▶ Set exercise
Begin at the top of the records below and return each line exactly through the line with "357, 403, 365, 362, 232, 109, 58, 55, 61]". Skip pictures.

== Records supplied

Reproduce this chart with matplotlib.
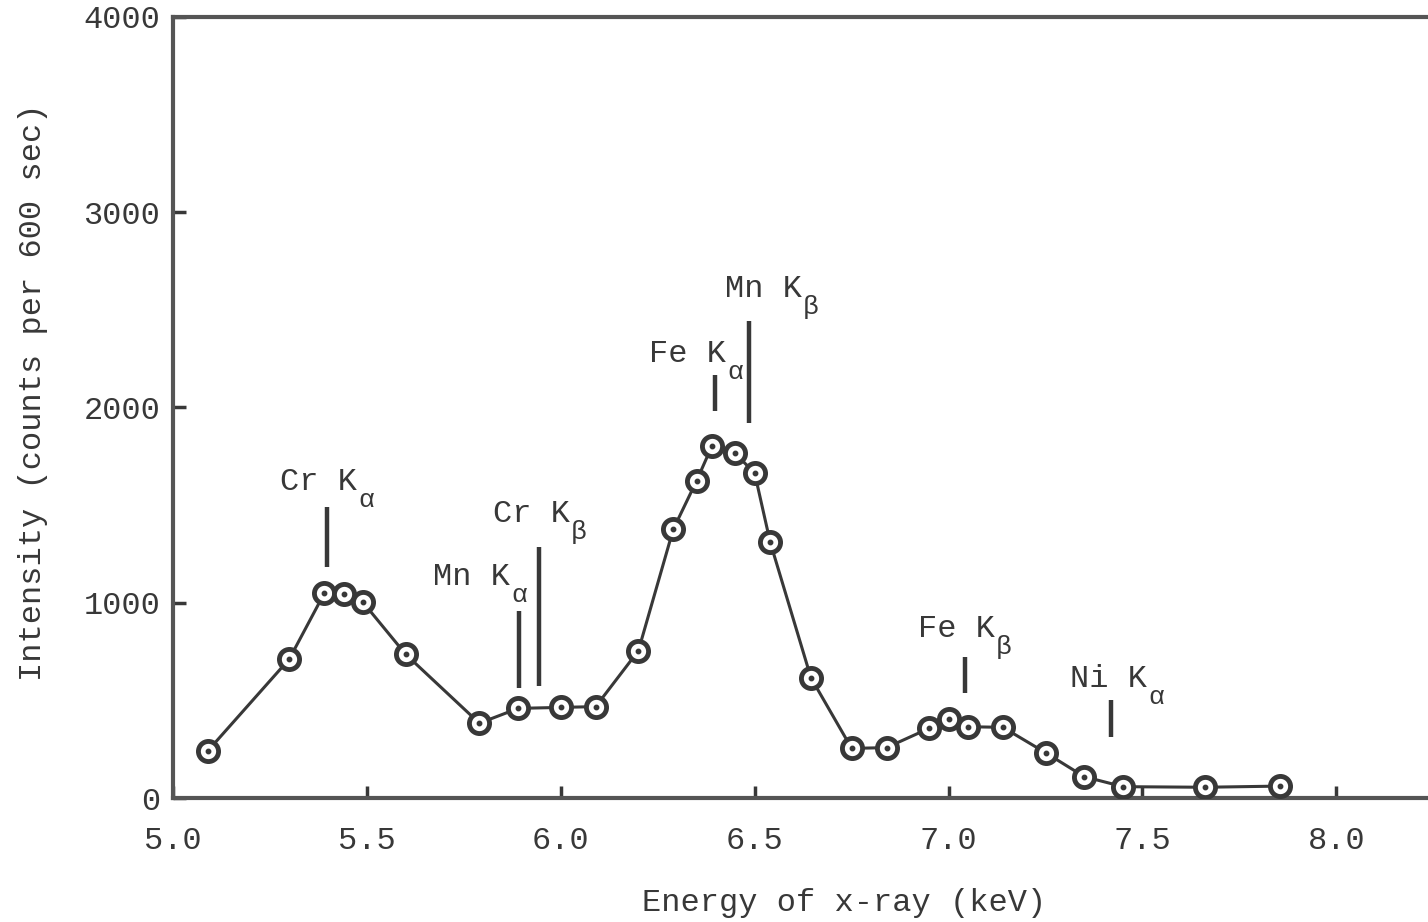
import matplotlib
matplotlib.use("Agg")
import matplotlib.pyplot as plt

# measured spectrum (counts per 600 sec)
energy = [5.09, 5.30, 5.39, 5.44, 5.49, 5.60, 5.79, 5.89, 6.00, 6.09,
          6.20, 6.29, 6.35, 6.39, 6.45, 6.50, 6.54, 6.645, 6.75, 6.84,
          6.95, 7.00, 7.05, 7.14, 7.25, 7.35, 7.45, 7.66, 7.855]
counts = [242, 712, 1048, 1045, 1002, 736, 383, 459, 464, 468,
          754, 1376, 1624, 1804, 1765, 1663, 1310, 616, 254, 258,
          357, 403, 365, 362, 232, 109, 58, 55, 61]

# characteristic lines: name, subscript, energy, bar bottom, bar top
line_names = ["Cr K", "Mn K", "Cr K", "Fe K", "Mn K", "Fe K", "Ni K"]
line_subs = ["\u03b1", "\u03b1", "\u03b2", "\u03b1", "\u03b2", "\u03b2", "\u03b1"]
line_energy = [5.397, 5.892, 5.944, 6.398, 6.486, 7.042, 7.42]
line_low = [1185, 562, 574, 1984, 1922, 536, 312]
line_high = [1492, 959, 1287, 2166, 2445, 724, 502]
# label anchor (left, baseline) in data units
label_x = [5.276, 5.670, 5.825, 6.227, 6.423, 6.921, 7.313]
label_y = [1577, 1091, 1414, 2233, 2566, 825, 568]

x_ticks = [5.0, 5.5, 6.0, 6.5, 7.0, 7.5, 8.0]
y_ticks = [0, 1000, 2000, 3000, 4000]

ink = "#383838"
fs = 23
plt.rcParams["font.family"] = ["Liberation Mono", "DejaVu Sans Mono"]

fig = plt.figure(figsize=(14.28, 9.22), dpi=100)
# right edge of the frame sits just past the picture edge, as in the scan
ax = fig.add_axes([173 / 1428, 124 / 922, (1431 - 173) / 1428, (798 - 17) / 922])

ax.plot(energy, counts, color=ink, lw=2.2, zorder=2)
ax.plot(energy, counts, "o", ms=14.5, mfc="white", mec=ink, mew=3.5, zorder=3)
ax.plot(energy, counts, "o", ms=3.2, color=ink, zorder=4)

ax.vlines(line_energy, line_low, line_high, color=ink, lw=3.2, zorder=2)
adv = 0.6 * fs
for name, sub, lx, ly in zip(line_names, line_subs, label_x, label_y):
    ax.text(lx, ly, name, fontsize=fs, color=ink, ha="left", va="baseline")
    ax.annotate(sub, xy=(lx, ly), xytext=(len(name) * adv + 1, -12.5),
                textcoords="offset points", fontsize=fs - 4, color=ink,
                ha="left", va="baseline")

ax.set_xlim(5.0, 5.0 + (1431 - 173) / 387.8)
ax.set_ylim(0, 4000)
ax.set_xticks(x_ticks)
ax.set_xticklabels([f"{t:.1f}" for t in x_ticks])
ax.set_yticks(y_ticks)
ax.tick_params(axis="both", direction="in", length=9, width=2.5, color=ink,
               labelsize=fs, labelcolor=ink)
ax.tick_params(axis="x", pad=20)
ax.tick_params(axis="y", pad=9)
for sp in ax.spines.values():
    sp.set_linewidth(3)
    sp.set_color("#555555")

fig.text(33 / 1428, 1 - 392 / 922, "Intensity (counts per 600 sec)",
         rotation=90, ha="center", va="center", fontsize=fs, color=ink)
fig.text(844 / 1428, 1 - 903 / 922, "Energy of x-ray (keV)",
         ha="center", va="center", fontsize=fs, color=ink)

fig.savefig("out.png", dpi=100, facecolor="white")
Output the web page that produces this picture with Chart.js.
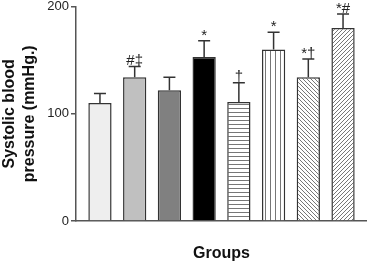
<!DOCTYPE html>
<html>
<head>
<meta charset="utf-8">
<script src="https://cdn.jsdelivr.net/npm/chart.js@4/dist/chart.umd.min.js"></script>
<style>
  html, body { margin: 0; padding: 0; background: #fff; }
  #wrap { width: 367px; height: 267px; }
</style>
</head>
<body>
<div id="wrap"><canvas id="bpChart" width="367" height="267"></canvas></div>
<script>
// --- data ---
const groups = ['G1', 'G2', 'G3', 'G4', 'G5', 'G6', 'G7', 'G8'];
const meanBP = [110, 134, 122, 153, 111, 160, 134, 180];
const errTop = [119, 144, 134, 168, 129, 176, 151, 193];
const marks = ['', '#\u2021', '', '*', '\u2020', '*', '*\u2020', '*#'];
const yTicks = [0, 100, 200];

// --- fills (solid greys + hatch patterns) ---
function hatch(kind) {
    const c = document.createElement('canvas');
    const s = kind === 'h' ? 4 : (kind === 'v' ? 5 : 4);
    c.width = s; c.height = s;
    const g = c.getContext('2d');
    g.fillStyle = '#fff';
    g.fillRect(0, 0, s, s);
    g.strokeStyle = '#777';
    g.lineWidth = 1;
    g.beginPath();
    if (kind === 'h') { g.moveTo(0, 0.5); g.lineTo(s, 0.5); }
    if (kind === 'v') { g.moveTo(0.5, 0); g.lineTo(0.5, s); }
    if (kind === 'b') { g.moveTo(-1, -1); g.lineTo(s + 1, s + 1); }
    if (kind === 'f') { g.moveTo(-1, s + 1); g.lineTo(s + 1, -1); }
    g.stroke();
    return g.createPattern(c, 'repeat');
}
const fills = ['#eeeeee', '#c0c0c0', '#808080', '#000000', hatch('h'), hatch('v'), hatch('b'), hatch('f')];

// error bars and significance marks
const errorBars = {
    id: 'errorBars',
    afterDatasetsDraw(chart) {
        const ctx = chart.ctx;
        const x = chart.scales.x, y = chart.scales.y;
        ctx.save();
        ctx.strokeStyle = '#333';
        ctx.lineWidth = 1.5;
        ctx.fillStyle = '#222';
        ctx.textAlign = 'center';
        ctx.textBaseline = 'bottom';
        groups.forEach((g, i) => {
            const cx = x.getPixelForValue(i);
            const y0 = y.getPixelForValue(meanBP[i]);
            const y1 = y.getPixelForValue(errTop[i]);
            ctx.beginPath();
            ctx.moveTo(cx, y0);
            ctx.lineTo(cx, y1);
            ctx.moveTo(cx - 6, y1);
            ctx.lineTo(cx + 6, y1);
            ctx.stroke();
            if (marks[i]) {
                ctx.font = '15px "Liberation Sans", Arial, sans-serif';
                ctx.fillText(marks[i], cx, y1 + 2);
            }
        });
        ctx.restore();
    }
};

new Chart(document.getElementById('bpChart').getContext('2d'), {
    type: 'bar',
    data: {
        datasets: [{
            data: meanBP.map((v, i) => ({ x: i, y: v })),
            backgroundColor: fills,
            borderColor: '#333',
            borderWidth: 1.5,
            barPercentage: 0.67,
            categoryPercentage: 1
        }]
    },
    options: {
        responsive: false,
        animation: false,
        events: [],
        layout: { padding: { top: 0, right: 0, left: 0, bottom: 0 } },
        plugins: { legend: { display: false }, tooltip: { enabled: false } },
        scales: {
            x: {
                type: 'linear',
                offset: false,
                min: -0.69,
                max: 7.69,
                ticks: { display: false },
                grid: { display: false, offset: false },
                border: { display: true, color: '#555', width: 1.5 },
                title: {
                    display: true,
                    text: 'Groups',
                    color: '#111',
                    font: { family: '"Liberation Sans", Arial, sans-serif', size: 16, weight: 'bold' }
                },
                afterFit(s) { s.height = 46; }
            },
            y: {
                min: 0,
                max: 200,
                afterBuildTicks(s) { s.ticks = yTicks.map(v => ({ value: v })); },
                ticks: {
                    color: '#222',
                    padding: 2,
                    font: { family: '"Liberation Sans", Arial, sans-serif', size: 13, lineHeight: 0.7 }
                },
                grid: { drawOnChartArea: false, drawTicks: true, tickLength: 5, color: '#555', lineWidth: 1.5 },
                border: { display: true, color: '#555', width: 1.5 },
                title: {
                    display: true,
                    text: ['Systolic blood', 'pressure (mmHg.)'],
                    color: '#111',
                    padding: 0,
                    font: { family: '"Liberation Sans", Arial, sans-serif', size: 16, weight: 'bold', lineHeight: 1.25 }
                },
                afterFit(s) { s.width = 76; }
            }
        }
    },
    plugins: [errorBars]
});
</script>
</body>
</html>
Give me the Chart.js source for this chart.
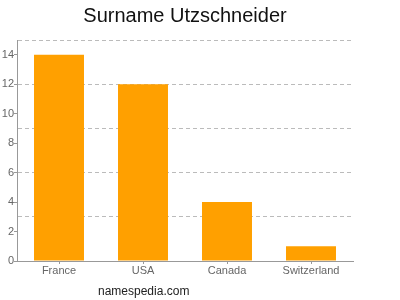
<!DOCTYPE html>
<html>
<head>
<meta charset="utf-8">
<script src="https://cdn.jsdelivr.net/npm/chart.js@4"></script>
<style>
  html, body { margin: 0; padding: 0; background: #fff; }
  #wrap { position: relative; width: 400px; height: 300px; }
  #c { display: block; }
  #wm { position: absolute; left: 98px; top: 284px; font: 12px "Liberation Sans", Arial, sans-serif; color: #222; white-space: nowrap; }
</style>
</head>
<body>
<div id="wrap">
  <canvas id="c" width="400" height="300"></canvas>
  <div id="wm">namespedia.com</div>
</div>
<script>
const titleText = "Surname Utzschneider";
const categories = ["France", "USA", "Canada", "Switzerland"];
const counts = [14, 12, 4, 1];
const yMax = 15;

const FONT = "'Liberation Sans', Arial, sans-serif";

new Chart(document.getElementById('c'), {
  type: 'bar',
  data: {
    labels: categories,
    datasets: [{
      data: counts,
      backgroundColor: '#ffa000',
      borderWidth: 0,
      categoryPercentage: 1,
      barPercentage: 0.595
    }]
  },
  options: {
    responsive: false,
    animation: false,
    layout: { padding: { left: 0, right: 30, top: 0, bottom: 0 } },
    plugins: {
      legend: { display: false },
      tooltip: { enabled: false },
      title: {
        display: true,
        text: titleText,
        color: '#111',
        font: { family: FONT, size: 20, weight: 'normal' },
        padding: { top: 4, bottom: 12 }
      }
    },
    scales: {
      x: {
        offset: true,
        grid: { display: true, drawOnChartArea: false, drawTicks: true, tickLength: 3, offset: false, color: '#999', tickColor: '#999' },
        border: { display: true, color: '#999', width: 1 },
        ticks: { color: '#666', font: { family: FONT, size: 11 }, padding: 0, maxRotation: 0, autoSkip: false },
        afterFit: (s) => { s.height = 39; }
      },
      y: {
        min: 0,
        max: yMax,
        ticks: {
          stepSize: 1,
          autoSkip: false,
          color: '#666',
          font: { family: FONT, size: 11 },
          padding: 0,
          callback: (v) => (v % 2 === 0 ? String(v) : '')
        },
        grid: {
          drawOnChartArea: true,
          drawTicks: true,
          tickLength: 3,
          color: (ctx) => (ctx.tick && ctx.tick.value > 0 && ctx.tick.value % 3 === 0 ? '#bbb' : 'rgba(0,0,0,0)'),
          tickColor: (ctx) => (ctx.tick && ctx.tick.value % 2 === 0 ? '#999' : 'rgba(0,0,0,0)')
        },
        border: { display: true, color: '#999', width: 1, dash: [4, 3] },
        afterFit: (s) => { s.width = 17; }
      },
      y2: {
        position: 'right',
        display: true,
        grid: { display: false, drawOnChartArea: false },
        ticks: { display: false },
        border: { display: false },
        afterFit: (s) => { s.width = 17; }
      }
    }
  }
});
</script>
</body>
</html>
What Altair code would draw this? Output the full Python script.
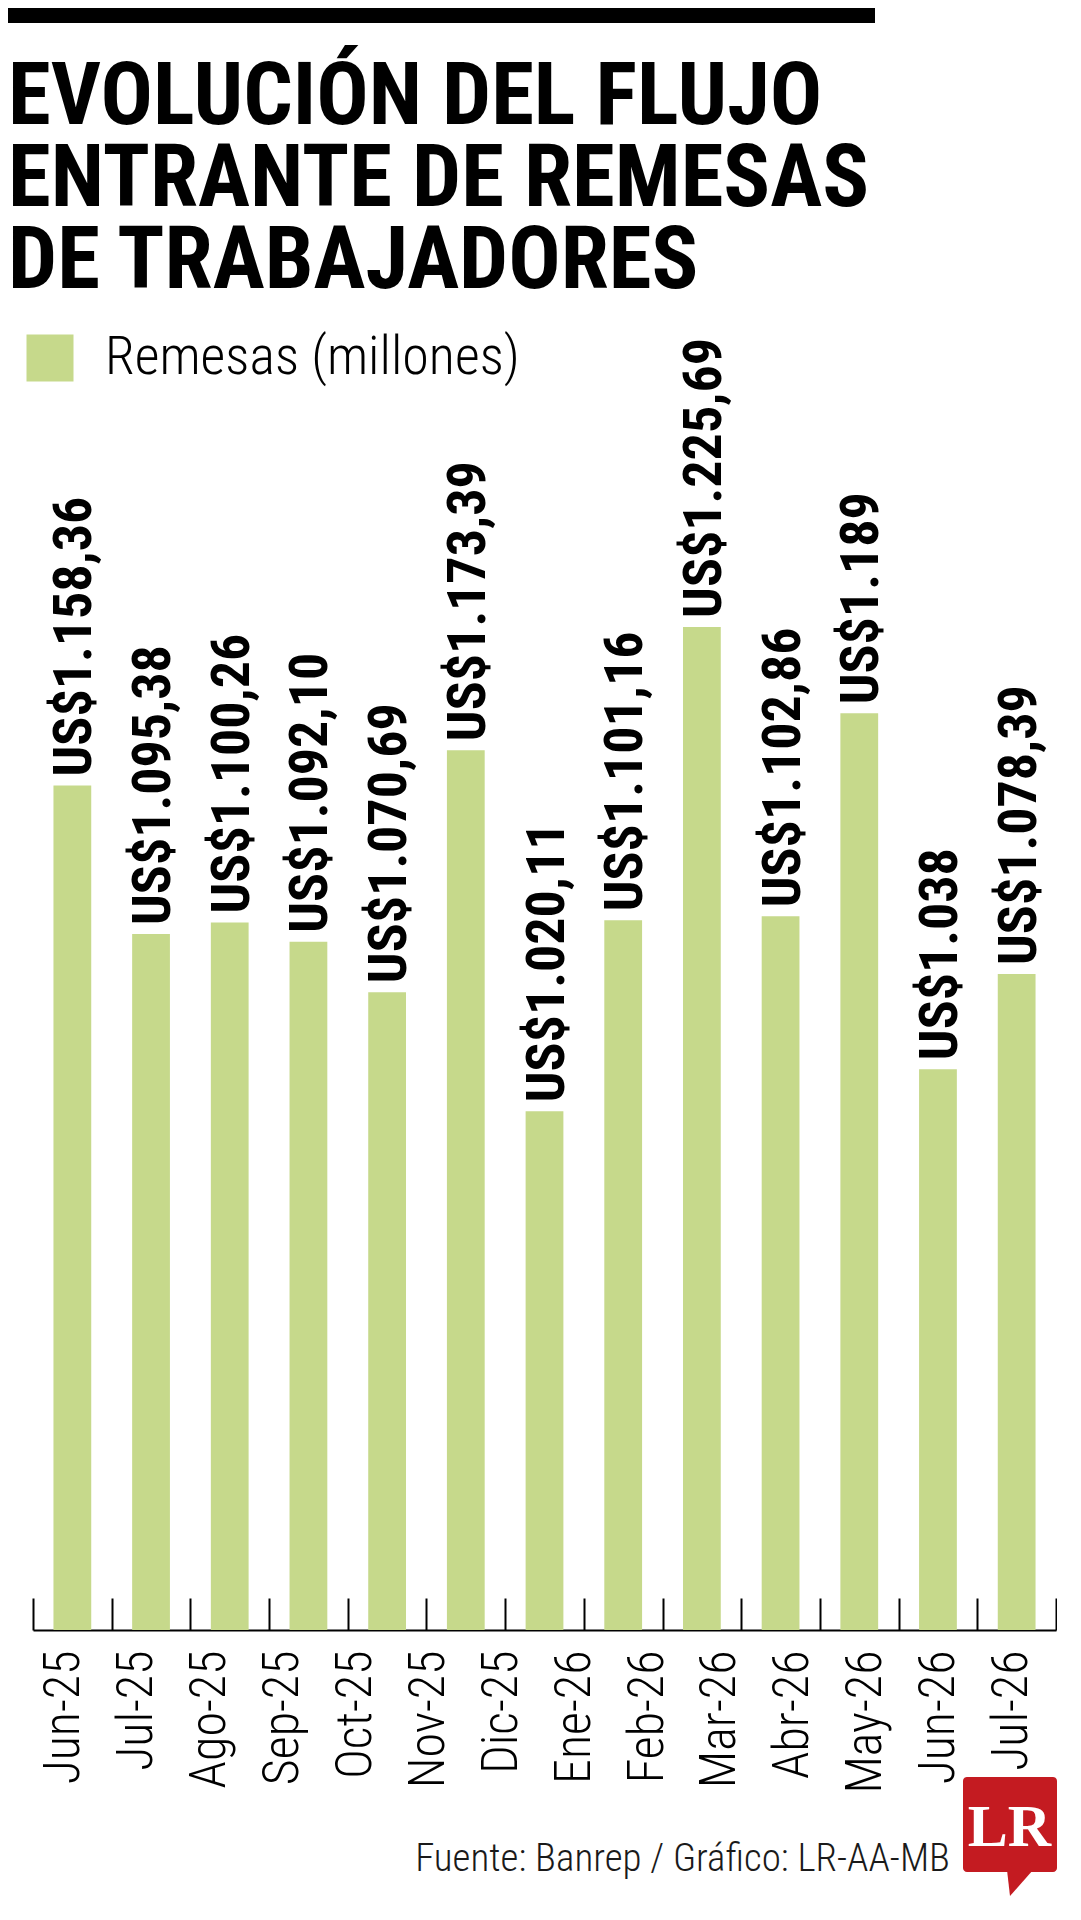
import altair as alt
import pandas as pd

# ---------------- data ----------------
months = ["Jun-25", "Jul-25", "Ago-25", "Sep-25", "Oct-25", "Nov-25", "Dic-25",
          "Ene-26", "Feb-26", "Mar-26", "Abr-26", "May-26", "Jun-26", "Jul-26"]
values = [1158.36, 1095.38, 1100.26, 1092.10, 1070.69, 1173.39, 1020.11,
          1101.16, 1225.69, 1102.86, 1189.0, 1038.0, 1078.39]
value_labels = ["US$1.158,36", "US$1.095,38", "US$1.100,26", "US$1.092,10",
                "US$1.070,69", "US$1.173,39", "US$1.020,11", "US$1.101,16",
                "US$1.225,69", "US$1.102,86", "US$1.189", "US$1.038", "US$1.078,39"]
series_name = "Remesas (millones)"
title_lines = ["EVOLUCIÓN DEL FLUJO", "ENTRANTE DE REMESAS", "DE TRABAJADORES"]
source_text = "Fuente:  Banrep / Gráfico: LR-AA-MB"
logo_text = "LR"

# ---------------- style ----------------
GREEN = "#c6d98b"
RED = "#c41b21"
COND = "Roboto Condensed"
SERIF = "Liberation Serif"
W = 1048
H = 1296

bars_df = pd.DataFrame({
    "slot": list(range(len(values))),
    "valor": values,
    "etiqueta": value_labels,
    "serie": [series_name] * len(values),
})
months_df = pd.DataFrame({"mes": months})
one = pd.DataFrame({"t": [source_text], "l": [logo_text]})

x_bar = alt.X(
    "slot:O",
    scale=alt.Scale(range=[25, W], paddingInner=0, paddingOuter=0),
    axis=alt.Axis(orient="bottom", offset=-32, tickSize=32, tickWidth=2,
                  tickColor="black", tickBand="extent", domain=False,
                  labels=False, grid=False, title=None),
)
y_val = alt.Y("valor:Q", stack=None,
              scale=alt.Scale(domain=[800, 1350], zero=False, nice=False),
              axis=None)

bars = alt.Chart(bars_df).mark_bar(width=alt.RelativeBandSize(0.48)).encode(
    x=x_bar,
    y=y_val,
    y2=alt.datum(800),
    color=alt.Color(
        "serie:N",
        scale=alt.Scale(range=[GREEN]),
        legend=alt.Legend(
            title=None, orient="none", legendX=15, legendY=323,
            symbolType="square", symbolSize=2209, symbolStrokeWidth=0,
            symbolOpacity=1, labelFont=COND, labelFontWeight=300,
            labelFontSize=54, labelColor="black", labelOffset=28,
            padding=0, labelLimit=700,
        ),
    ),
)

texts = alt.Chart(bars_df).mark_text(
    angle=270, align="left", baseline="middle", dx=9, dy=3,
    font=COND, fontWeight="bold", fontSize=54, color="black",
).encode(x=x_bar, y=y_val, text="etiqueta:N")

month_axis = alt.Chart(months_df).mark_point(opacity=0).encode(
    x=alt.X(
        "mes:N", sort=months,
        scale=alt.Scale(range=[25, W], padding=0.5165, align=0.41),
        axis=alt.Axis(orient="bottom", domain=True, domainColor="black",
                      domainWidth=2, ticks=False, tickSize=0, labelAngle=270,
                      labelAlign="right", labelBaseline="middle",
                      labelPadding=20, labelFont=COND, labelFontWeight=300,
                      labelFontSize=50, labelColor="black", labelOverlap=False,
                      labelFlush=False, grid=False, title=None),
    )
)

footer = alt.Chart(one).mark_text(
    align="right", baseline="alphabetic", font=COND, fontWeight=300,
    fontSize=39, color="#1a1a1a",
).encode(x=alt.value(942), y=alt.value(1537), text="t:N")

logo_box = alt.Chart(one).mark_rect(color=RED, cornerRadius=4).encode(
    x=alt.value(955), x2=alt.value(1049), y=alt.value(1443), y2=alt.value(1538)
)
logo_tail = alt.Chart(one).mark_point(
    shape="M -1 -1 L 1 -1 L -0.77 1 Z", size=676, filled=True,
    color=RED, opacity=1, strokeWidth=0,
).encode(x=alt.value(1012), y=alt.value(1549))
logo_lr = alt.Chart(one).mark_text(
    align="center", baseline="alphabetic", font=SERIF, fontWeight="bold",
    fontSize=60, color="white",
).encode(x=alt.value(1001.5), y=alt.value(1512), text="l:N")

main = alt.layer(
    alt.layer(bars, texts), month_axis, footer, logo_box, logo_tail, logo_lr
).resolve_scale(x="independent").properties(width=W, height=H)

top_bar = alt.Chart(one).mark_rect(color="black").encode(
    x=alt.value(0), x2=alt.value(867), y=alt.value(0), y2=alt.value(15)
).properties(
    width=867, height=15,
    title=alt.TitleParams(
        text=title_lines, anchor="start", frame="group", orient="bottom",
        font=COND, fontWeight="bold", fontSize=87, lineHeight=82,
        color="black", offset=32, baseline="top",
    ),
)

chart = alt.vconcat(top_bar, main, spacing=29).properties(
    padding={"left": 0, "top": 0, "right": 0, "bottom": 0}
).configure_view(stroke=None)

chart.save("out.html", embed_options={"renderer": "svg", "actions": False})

====

▶ Output for this exercise
Reproduce this chart with matplotlib.
import matplotlib
matplotlib.use("Agg")
import matplotlib.pyplot as plt

# measured spectrum (counts per 600 sec)
energy = [5.09, 5.30, 5.39, 5.44, 5.49, 5.60, 5.79, 5.89, 6.00, 6.09,
          6.20, 6.29, 6.35, 6.39, 6.45, 6.50, 6.54, 6.645, 6.75, 6.84,
          6.95, 7.00, 7.05, 7.14, 7.25, 7.35, 7.45, 7.66, 7.855]
counts = [242, 712, 1048, 1045, 1002, 736, 383, 459, 464, 468,
          754, 1376, 1624, 1804, 1765, 1663, 1310, 616, 254, 258,
          357, 403, 365, 362, 232, 109, 58, 55, 61]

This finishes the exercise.